Piet van der Hem (Wirdum 1885 - The Hague 1961)
A Volendam fisherman
Description:
signed, inscribed, and dated: P.VAN DER HEM / VOLENDAM 18
coloured chalks, charcoal, and watercolour
570 x 415 mm
Provenance:
Private collection, Netherlands
Note:
In the mid-19th century, the remote fishing village of Volendam, eleven miles to the north of Amsterdam, was accessible only by canal boat or carriage. In an era of modernisation and mass urbanisation, the isolated village and traditional way of life of its inhabitants were idealised by many as an honest vestige of a rapidly vanishing past. From the 1880s onwards, artists and tourists in search of the “real” Holland were drawn to the village, and painters frequently made subjects of the old wooden cottages, quaint fishing boats and traditionally dressed inhabitants. Although Volendam remained largely unchanged until well into the 20th century, access to the village was facilitated to outsiders by the opening of the Hotel Spaander, a converted bar with purpose-built artist’s studios on the land directly behind it. This in turn led to the formation of an artist’s colony, which attracted a number of Dutch and international painters over the years, including Auguste Renoir, Pablo Picasso and Théo van Rysselberghe.

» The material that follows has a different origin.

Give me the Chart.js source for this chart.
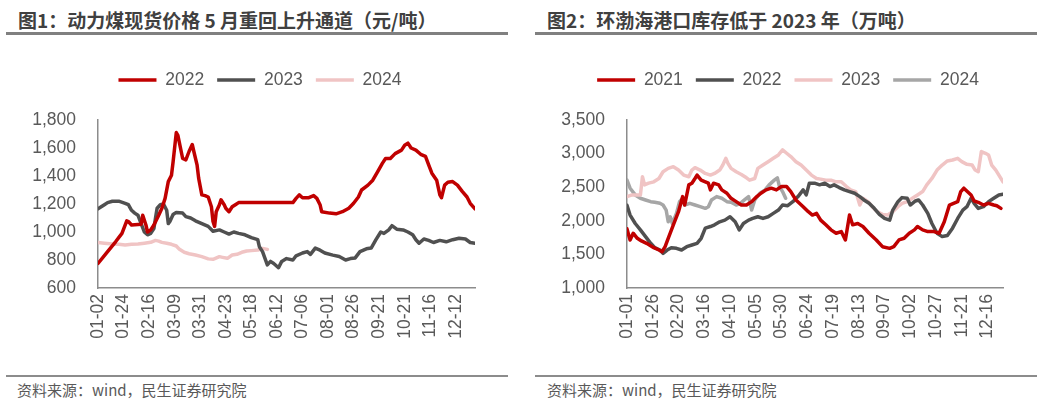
<!DOCTYPE html>
<html><head><meta charset="utf-8">
<script src="https://cdn.jsdelivr.net/npm/chart.js@4/dist/chart.umd.min.js"></script>
<style>
html,body{margin:0;padding:0;background:#fff;}
body{width:1037px;height:404px;position:relative;overflow:hidden;font-family:"Noto Sans CJK SC",sans-serif;}
.title{position:absolute;top:7px;font-size:19px;font-weight:bold;color:#404040;line-height:26px;white-space:nowrap;}
.rule{position:absolute;height:3px;background:#808080;}
.rule2{position:absolute;height:2px;background:#8c8c8c;}
.src{position:absolute;top:380px;font-size:15px;color:#595959;line-height:20px;white-space:nowrap;}
canvas{position:absolute;}
</style></head>
<body>
<div class="title" style="left:18px">图1：动力煤现货价格 5 月重回上升通道（元/吨）</div>
<div class="rule" style="left:6px;width:502px;top:32px"></div>
<div class="title" style="left:547px">图2：环渤海港口库存低于 2023 年（万吨）</div>
<div class="rule" style="left:535px;width:502px;top:32px"></div>
<canvas id="c1" width="518" height="330" style="left:0;top:40px"></canvas>
<canvas id="c2" width="517" height="330" style="left:520px;top:40px"></canvas>
<div class="rule2" style="left:6px;width:502px;top:375px"></div>
<div class="rule2" style="left:535px;width:502px;top:375px"></div>
<div class="src" style="left:17px">资料来源：wind，民生证券研究院</div>
<div class="src" style="left:547px">资料来源：wind，民生证券研究院</div>
<script>
// ---------- Chart 1: thermal coal spot price (yuan/t), x = trading-day index ----------
const coalTicks = ['01-02','01-24','02-16','03-09','03-31','04-23','05-18','06-12','07-06','08-01','08-26','09-21','10-21','11-16','12-12'];
const coalYMin = 600, coalYMax = 1800, coalYStep = 200;
const coalDays2022 = [0,6,11,15,18,19,21,27,28,30,31,33,35,38,40,42,44,46,47,49,50,53,55,57,59,60,62,63,65,67,69,71,72,73,74,76,77,79,80,82,84,86,88,122,124,126,128,132,135,137,139,140,145,149,153,157,160,163,165,169,172,175,178,180,183,186,190,192,194,196,199,202,205,207,209,212,214,215,217,219,222,225,228,231,233,236];
const coal2022 = [775,860,930,990,1080,1075,1050,1055,1120,1050,1000,1015,1050,1120,1170,1240,1360,1405,1500,1710,1690,1525,1515,1575,1625,1575,1480,1385,1265,1260,1250,1180,1075,1040,1145,1195,1230,1195,1170,1145,1180,1195,1210,1210,1240,1265,1245,1245,1260,1240,1195,1145,1135,1130,1145,1170,1205,1250,1300,1335,1370,1430,1490,1525,1525,1560,1585,1620,1635,1600,1585,1555,1540,1480,1420,1370,1265,1245,1335,1355,1360,1335,1290,1250,1205,1165];
const coalDays2023 = [0,2,4,6,9,13,17,19,21,23,25,27,29,31,33,35,36,37,39,41,43,44,45,47,49,53,55,58,61,65,69,72,76,79,82,85,88,92,96,100,101,103,106,108,110,113,115,118,122,124,128,131,133,136,139,142,147,151,155,158,161,164,168,171,174,177,179,182,184,187,191,194,197,199,201,204,207,210,214,218,222,226,230,233,236];
const coal2023 = [1165,1180,1195,1210,1220,1220,1205,1195,1155,1135,1120,1060,1000,980,990,1025,1100,1170,1195,1200,1155,1060,1075,1125,1140,1135,1110,1100,1080,1060,1040,1005,1015,1000,985,1000,990,980,960,945,895,860,765,790,775,745,790,810,800,830,850,860,840,885,870,850,835,825,800,810,815,860,880,885,945,1000,990,1015,1045,1020,1015,1000,980,945,920,950,940,925,940,930,945,955,950,925,920];
const coalDays2024 = [0,4,9,13,17,21,25,29,33,36,38,40,43,46,49,51,54,57,61,65,69,72,76,78,81,84,87,90,93,96,100,103,106];
const coal2024 = [925,920,915,912,907,912,915,920,926,940,935,926,920,912,900,876,855,845,836,824,808,805,824,819,812,836,841,855,864,867,871,883,876];

// ---------- Chart 2: Bohai-rim port inventory (10k t), x = day of year ----------
const portTicks = ['01-01','01-26','02-20','03-16','04-10','05-05','05-30','06-24','07-19','08-13','09-07','10-02','10-27','11-21','12-16'];
const portYMin = 1000, portYMax = 3500, portYStep = 500;
const portDays2021 = [0,3,6,10,14,19,26,31,34,37,40,45,50,54,56,60,63,66,68,72,76,79,81,84,89,92,97,101,106,111,116,121,126,130,135,140,145,150,155,159,164,171,176,180,184,188,193,198,203,208,212,216,219,224,229,235,242,248,255,259,264,269,274,279,282,287,292,298,303,308,313,317,321,324,327,334,337,341,346,351,356,359,363];
const port2021 = [1880,1715,1815,1740,1700,1665,1600,1565,1540,1615,1740,1940,2135,2360,2235,2535,2560,2630,2680,2605,2580,2560,2460,2560,2535,2460,2410,2335,2285,2235,2235,2285,2360,2410,2460,2485,2460,2510,2510,2435,2310,2210,2135,2085,2110,2010,1940,1865,1815,1840,1715,2085,1940,1960,1915,1815,1715,1615,1590,1615,1715,1740,1815,1865,1915,1865,1840,1840,1815,1985,2235,2260,2285,2435,2485,2385,2295,2275,2235,2260,2235,2225,2185];
const portDays2022 = [0,3,8,13,18,23,27,32,35,39,43,48,53,58,63,68,72,76,81,85,90,95,100,105,109,113,118,122,127,132,137,142,147,151,156,161,166,171,174,177,182,187,192,197,201,206,211,216,221,226,230,235,240,245,250,255,258,263,267,272,275,280,283,287,292,296,301,306,311,316,321,326,330,334,337,341,346,351,356,361,365];
const port2022 = [2230,2085,1960,1865,1765,1665,1600,1565,1515,1565,1600,1590,1565,1615,1640,1665,1740,1890,1915,1940,1985,2010,2060,1985,1865,1960,2010,2035,2060,2035,2060,2110,2160,2235,2225,2285,2360,2460,2385,2560,2560,2535,2560,2510,2535,2495,2460,2435,2410,2360,2310,2260,2185,2095,2035,2010,2160,2285,2345,2335,2235,2295,2310,2235,2110,1960,1815,1765,1780,1890,2035,2160,2210,2335,2260,2185,2210,2285,2335,2385,2395];
const portDays2023 = [0,5,13,15,17,21,26,31,35,40,45,50,55,60,63,66,71,76,81,85,90,93,96,98,101,106,111,116,119,124,127,132,137,142,147,151,155,159,164,169,174,179,184,188,193,198,203,208,213,217,222,226,229,234,238,243,248,253,258,263,267,272,277,282,287,291,296,301,306,311,316,321,325,330,335,338,341,344,348,351,354,358,361,365];
const port2023 = [2360,2385,2385,2655,2535,2560,2580,2630,2730,2780,2805,2755,2680,2655,2755,2790,2755,2705,2680,2705,2755,2830,2930,2855,2780,2730,2690,2640,2605,2630,2780,2830,2880,2930,2980,3055,3005,2955,2880,2830,2755,2680,2630,2620,2605,2605,2580,2580,2510,2460,2435,2235,2335,2285,2210,2135,2095,2085,2135,2210,2260,2285,2335,2385,2435,2535,2630,2755,2830,2890,2905,2930,2880,2840,2830,2755,2730,3030,3005,2980,2830,2755,2680,2580];
const portDays2024 = [0,3,8,13,18,23,27,32,35,38,40,42,44,48,51,54,56,61,66,71,76,79,82,87,92,97,101,106,110,114,118,121,124,129,134,138,143,146,148,151,154];
const port2024 = [2605,2485,2385,2335,2310,2285,2275,2260,2235,2160,1985,2060,1960,2110,2285,2335,2235,2260,2235,2210,2185,2210,2310,2360,2335,2285,2275,2235,2260,2310,2360,2160,2310,2410,2460,2535,2605,2640,2510,2435,2335];

// ---------- styling ----------
const RED = '#C00000', DARK = '#505050', PINK = '#F0C4C4', LGRAY = '#A6A6A6';
const TXT = '#595959', AXIS = '#8c8c8c';
const FS = 17.5, LPAD = 13;
const CANVAS_TOP = 40, PLOT_TOP = 120, PLOT_BOTTOM = 288, CANVAS_H = 330;

const legendPlace = {
  id: 'legendPlace',
  beforeDraw(chart, args, opts) {
    const lg = chart.legend;
    if (!lg) return;
    const dx = opts.cx - (lg.left + lg.right) / 2;
    lg.left += dx; lg.right += dx;
    const h = lg.bottom - lg.top;
    lg.top = opts.cy - LPAD - FS / 2;
    lg.bottom = lg.top + h;
  }
};

function pts(xs, ys) { return xs.map((x, i) => ({x: x, y: ys[i]})); }
function ds(label, xs, ys, color) {
  return {label, data: pts(xs, ys), borderColor: color, backgroundColor: color,
    borderWidth: 3.5, pointRadius: 0, tension: 0, fill: false,
    borderJoinStyle: 'round', borderCapStyle: 'round'};
}

function makeChart(id, cfg) {
  const legendH = FS + LPAD + 10;
  return new Chart(document.getElementById(id), {
    type: 'line',
    data: {datasets: cfg.datasets},
    plugins: [legendPlace],
    options: {
      responsive: false, animation: false, devicePixelRatio: 1, locale: 'en-US',
      layout: {padding: {top: (PLOT_TOP - CANVAS_TOP) - legendH, right: cfg.padRight, bottom: 0, left: 0}},
      plugins: {
        legend: {display: true, position: 'top',
          labels: {usePointStyle: true, pointStyle: 'line', pointStyleWidth: 38, padding: LPAD,
                   color: TXT, font: {family: 'Liberation Sans', size: FS}}},
        tooltip: {enabled: false},
        legendPlace: {cx: cfg.legendCx, cy: 80 - CANVAS_TOP}
      },
      scales: {
        x: {type: 'linear', min: 0, max: cfg.xMax,
          grid: {display: false, drawTicks: false},
          border: {display: true, color: AXIS, width: 1.5},
          afterFit: s => { s.height = CANVAS_H - (PLOT_BOTTOM - CANVAS_TOP); },
          ticks: {stepSize: cfg.xStep, autoSkip: false, includeBounds: false,
            maxRotation: 90, minRotation: 90, padding: 6, color: TXT,
            font: {family: 'Liberation Sans', size: FS},
            callback: v => { const k = v / cfg.xStep; return Number.isInteger(k) && cfg.ticks[k] ? cfg.ticks[k] : ''; }}
        },
        y: {min: cfg.yMin, max: cfg.yMax,
          grid: {display: false, drawTicks: false},
          border: {display: true, color: AXIS, width: 1.5},
          afterFit: s => { s.width = cfg.yWidth; },
          ticks: {stepSize: cfg.yStep, padding: 22, color: TXT,
            font: {family: 'Liberation Sans', size: FS}}
        }
      }
    }
  });
}

makeChart('c1', {
  datasets: [ds('2022', coalDays2022, coal2022, RED), ds('2023', coalDays2023, coal2023, DARK), ds('2024', coalDays2024, coal2024, PINK)],
  ticks: coalTicks, xStep: 16, xMax: 236, yMin: coalYMin, yMax: coalYMax, yStep: coalYStep,
  yWidth: 98, padRight: 43, legendCx: 260
});
makeChart('c2', {
  datasets: [ds('2021', portDays2021, port2021, RED), ds('2022', portDays2022, port2022, DARK), ds('2023', portDays2023, port2023, PINK), ds('2024', portDays2024, port2024, LGRAY)],
  ticks: portTicks, xStep: 25, xMax: 365, yMin: portYMin, yMax: portYMax, yStep: portYStep,
  yWidth: 107, padRight: 34, legendCx: 788 - 520
});
</script>
</body></html>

Having captured life in the streets and musical halls of Paris, Rome, Madrid and Moscow during his early career, Piet van der Hem turned his sights towards the artist’s colony in 1917 and lived between the village and the nearby city of Edam until 1919. The present work, a character study of a fisherman with piercing eyes and traditional dress, belongs to van der Hem’s series of Volendammer portraits produced during this period.